> **Written exercise**
Return the material below in full and exactly.

> **Supplied material**
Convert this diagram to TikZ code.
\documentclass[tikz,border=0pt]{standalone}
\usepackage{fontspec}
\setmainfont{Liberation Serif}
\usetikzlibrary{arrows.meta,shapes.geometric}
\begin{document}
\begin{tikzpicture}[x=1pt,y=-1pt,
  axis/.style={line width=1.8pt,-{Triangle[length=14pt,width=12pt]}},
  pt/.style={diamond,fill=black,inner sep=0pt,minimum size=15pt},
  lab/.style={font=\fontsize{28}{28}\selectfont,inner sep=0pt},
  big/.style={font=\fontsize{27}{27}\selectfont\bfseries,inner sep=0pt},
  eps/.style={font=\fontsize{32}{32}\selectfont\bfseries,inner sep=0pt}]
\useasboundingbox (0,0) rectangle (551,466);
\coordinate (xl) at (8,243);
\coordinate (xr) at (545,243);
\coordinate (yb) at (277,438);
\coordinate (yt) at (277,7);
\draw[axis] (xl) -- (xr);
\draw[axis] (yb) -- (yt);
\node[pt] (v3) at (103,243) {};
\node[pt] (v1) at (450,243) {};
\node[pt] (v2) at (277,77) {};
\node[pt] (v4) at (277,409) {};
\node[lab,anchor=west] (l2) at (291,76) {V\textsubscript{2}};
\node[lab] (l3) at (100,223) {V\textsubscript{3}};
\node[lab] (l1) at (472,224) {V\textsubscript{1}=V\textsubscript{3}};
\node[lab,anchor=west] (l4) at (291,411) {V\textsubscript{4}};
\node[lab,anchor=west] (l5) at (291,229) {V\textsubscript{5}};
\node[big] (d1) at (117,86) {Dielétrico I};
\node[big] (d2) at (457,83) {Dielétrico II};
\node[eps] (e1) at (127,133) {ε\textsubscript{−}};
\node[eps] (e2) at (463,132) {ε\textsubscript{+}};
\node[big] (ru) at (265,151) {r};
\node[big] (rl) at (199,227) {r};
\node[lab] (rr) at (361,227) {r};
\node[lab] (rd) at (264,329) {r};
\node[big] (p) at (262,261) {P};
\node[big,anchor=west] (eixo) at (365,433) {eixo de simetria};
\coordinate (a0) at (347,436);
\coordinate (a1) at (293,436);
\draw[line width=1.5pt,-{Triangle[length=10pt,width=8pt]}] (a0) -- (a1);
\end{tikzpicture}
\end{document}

> **Task response**
Convert this diagram to TikZ code.
\documentclass[tikz,border=0pt]{standalone}
\usepackage{fontspec}
\setmainfont{Liberation Serif}
\usetikzlibrary{arrows.meta,shapes.geometric}
\begin{document}
\begin{tikzpicture}[x=1pt,y=-1pt,
  axis/.style={line width=1.8pt,-{Triangle[length=14pt,width=12pt]}},
  pt/.style={diamond,fill=black,inner sep=0pt,minimum size=15pt},
  lab/.style={font=\fontsize{28}{28}\selectfont,inner sep=0pt},
  big/.style={font=\fontsize{27}{27}\selectfont\bfseries,inner sep=0pt},
  eps/.style={font=\fontsize{32}{32}\selectfont\bfseries,inner sep=0pt}]
\useasboundingbox (0,0) rectangle (551,466);
\coordinate (xl) at (8,243);
\coordinate (xr) at (545,243);
\coordinate (yb) at (277,438);
\coordinate (yt) at (277,7);
\draw[axis] (xl) -- (xr);
\draw[axis] (yb) -- (yt);
\node[pt] (v3) at (103,243) {};
\node[pt] (v1) at (450,243) {};
\node[pt] (v2) at (277,77) {};
\node[pt] (v4) at (277,409) {};
\node[lab,anchor=west] (l2) at (291,76) {V\textsubscript{2}};
\node[lab] (l3) at (100,223) {V\textsubscript{3}};
\node[lab] (l1) at (472,224) {V\textsubscript{1}=V\textsubscript{3}};
\node[lab,anchor=west] (l4) at (291,411) {V\textsubscript{4}};
\node[lab,anchor=west] (l5) at (291,229) {V\textsubscript{5}};
\node[big] (d1) at (117,86) {Dielétrico I};
\node[big] (d2) at (457,83) {Dielétrico II};
\node[eps] (e1) at (127,133) {ε\textsubscript{−}};
\node[eps] (e2) at (463,132) {ε\textsubscript{+}};
\node[big] (ru) at (265,151) {r};
\node[big] (rl) at (199,227) {r};
\node[lab] (rr) at (361,227) {r};
\node[lab] (rd) at (264,329) {r};
\node[big] (p) at (262,261) {P};
\node[big,anchor=west] (eixo) at (365,433) {eixo de simetria};
\coordinate (a0) at (347,436);
\coordinate (a1) at (293,436);
\draw[line width=1.5pt,-{Triangle[length=10pt,width=8pt]}] (a0) -- (a1);
\end{tikzpicture}
\end{document}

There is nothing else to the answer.